I believe he's referring to Berkeley's Hubert Dreyfus, and perhaps John Searle, who are well-known for their critiques of the prospects for AI.


And to be fair, so far they've been right, no robotic AI remotely similar to this scenario is visible as even distant blip on the horizon.

Their point is entirely fair that robots would have to do deal with a continuously ambiguous world and would lack anything this fable's "general good purpose" module for resolving the ambiguity problems in a touchy-feely way. Of course, the complexity of human interaction wouldn't appear suddenly in a moment of interaction with one drug addict but that would hit and crush any "real world" AI the moment it tried to get out the door.


A real world AI would almost certainly have to learn the rules of it's environment rather than being hard coded with arbitrary human designed rules. Machine learning is getting better and better at doing this.

If we ever got them as intelligent as the robots in this story, we'd have no way of programming them with abstract high level goals (i.e. "do good", or "don't hurt humans", etc.) Except by giving them examples of robots hurting people and robots not hurting people and hoping they infer the pattern we want them to from it.

This is an (extremely) simplified argument for the dangers of AI.

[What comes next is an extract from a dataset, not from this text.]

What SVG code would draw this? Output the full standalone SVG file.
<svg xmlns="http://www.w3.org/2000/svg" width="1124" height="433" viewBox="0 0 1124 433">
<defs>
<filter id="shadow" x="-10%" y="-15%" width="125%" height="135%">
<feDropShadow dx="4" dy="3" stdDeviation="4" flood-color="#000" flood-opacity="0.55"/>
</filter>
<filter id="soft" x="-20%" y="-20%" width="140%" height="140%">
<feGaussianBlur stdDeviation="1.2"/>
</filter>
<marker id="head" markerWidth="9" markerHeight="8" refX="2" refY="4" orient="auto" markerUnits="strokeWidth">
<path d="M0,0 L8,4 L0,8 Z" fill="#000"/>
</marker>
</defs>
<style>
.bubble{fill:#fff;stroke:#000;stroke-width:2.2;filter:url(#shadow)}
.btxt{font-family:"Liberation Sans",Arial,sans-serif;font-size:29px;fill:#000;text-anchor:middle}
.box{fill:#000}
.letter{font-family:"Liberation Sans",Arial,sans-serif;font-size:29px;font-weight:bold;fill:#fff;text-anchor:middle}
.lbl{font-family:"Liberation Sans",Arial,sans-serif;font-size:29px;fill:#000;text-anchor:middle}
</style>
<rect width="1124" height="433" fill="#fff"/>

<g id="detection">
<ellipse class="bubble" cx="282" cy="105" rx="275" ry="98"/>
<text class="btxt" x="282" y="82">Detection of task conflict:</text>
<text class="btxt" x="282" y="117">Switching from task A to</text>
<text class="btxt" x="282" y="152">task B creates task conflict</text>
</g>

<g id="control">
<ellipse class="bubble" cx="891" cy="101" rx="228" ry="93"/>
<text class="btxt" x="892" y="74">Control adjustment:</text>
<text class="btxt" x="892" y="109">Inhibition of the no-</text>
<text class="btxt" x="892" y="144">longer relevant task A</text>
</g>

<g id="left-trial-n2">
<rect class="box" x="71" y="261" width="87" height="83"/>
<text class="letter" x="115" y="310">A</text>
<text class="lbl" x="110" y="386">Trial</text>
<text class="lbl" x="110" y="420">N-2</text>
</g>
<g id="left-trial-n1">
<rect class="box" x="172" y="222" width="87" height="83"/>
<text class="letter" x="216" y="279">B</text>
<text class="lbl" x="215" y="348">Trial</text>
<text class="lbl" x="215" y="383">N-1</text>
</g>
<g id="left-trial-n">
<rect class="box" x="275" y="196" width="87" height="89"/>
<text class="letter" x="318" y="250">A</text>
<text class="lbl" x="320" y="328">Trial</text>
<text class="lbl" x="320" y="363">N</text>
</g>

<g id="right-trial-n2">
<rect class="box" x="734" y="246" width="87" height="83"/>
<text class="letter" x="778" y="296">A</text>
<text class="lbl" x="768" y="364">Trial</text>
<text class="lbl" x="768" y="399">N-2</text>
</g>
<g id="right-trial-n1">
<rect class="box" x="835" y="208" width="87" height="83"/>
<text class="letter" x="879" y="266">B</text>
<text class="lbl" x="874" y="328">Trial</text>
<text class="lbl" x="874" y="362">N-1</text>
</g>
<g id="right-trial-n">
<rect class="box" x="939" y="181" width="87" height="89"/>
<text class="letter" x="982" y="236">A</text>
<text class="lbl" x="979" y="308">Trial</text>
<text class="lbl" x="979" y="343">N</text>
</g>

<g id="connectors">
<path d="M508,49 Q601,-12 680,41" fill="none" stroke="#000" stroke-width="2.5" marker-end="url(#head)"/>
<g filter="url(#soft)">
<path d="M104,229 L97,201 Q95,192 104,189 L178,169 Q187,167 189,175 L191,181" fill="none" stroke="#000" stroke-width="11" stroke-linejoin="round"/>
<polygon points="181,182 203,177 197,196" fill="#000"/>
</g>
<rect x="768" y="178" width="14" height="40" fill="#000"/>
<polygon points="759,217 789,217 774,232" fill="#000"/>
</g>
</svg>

The only "real world AI" example we have is us, human beings ourselves.

Humans manage to be able to both learn from their environment and to learn by being told rules - a person would have a hard time demonstrating intelligence if they weren't able to be instructed in things and so it seems like anything intelligent we construct would have to have those abilities too.

I suppose it's a natural overreaction for people to believe that if intelligence is not just rule-following, it must be not at all rule based. I believe the truth is in the middle.

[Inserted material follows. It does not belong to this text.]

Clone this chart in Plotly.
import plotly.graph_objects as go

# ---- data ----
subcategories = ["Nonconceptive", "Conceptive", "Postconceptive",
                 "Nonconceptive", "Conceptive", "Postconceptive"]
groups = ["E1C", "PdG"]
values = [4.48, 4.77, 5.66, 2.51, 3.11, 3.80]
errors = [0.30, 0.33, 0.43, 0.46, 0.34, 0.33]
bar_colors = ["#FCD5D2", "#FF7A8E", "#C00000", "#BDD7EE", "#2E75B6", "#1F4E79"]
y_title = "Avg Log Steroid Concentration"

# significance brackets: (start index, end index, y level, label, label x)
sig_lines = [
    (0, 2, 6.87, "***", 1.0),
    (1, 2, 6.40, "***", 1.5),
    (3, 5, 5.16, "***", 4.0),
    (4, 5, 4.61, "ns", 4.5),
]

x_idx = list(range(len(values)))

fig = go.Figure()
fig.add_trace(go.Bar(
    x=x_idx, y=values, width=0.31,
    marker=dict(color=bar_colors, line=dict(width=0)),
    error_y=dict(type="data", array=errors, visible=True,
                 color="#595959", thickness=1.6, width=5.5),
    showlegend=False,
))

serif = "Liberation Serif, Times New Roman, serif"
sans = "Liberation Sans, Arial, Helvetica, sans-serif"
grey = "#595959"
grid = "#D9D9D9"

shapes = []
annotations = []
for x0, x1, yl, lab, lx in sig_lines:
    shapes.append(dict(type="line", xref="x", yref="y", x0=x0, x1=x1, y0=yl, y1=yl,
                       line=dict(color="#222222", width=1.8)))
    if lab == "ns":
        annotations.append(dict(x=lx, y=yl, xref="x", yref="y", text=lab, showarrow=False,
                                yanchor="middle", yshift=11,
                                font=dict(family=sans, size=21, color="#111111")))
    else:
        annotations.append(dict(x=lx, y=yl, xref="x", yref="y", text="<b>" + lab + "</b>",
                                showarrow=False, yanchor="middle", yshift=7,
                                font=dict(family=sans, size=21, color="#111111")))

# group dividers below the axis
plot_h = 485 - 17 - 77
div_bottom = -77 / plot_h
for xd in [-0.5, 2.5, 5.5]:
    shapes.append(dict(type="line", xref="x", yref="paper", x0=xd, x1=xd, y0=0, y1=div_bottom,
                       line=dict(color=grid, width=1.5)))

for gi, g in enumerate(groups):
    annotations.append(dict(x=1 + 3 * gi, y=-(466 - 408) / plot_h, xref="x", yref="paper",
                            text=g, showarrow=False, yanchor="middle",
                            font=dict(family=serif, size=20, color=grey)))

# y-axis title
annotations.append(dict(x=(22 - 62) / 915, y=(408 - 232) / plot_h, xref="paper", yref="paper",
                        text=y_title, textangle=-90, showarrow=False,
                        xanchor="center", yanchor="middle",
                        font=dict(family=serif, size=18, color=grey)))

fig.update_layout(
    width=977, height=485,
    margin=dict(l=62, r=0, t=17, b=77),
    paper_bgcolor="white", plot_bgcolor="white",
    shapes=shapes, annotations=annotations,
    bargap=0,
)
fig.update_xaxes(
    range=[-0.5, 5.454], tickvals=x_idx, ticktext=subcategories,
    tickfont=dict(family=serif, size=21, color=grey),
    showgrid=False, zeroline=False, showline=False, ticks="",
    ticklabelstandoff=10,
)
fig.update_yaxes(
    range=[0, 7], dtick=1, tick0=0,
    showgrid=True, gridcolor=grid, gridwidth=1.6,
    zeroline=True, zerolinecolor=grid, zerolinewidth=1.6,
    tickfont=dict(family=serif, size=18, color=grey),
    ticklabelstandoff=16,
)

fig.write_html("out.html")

An intelligence that smart would likely understand what you are saying and what you want. That doesn't mean the AI would want to do what you tell it to do though.

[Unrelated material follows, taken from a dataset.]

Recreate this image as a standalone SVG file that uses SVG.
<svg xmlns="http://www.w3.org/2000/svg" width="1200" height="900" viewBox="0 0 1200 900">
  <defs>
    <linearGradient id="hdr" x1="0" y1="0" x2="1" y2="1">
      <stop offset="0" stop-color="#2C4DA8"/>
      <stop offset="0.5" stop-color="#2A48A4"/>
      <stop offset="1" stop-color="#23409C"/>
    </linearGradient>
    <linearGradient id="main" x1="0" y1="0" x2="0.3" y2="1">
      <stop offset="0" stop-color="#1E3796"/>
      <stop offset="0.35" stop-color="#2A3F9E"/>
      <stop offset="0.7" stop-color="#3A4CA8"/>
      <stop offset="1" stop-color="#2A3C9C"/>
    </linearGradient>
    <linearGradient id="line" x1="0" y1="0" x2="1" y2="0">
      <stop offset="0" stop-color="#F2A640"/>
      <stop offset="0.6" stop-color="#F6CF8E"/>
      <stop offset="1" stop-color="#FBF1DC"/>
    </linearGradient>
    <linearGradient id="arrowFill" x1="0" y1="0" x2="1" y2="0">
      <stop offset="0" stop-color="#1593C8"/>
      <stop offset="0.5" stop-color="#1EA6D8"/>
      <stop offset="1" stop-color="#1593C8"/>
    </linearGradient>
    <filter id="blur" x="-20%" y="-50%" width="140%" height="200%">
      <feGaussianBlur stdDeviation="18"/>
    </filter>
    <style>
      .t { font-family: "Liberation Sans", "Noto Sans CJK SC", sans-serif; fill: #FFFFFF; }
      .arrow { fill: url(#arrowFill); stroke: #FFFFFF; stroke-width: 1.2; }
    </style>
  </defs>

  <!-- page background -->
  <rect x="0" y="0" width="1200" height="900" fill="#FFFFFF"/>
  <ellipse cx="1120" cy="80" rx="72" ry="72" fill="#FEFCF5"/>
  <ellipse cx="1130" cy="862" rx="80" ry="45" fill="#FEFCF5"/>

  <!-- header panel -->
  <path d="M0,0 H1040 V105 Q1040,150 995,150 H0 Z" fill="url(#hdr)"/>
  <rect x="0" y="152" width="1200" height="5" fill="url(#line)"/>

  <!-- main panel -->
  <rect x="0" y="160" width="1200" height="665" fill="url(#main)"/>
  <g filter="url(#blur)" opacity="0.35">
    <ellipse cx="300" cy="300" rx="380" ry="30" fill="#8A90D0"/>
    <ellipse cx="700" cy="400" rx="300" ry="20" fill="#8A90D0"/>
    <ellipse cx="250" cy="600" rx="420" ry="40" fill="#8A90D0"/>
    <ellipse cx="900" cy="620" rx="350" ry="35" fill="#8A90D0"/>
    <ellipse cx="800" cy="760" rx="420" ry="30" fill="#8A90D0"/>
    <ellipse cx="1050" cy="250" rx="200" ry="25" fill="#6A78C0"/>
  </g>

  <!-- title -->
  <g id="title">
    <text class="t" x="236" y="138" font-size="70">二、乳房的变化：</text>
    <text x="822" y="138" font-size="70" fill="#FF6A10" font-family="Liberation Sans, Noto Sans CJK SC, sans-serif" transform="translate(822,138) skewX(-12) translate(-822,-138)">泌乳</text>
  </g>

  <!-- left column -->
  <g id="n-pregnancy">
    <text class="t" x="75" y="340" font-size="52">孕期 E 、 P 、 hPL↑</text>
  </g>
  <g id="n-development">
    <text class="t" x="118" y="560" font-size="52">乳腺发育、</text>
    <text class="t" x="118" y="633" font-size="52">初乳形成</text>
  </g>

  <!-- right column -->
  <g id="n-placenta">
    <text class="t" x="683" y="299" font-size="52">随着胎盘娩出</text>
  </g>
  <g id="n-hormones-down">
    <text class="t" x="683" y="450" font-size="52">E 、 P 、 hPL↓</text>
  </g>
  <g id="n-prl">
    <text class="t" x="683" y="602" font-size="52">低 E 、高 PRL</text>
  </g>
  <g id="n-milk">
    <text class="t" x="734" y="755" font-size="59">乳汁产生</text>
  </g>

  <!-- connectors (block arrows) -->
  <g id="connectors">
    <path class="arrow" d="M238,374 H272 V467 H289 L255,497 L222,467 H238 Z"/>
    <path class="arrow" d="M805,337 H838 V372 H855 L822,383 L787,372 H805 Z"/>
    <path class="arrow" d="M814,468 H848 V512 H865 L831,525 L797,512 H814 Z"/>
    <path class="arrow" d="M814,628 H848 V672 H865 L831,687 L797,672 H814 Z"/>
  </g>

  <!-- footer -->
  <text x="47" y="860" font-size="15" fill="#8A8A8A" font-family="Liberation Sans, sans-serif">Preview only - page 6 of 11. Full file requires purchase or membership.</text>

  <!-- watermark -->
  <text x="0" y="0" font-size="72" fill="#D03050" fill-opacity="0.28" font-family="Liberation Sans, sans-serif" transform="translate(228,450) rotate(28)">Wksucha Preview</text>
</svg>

Comparing it to humans, if you tell a human you want them to do something it doesn't mean they will do it even though they understand you.

If we train the AI the same way we do today, it would involve giving it examples of robots doing what they are told and robots failing to do that. That approach would likely fail because of all the possible ambiguities involved in interpreting meaning.

Other approaches, like giving a robot a reward every time it does something right and punishment every time it does something wrong, might result in the robot killing it's master and stealing it's reward/punish button.


An intelligence that smart would likely understand what you are saying and what you want. That doesn't mean the AI would want to do what you tell it to do though.

I haven't yet seen any evidence that a concept like "wanting" or "desire" have any meaning outside the context of humans.

I agree that if we could produce an AI with various blind methods, it would likely be a dangerous thing.

I simply also doubt we could produce an AI in this fashion. I mean, you couldn't train functional human by putting him/her in room with just rewards and punishment.

I would note that even the animals of the natural world are constantly using signs to communicate with each other and other functional mammals receive a good of "training" over time.


>I haven't yet seen any evidence that a concept like "wanting" or "desire" have any meaning outside the context of humans.

Those specific feelings/emotions, no. But AIs do have utility functions, or in the case of reinforcement learning, reward and punishment signals (which itself is essentially a utility function.)

>I simply also doubt we could produce an AI in this fashion. I mean, you couldn't train functional human by putting him/her in room with just rewards and punishment.

Possibly. It's just an example to illustrate how difficult the problem of coding abstract, high level goals into an AI is.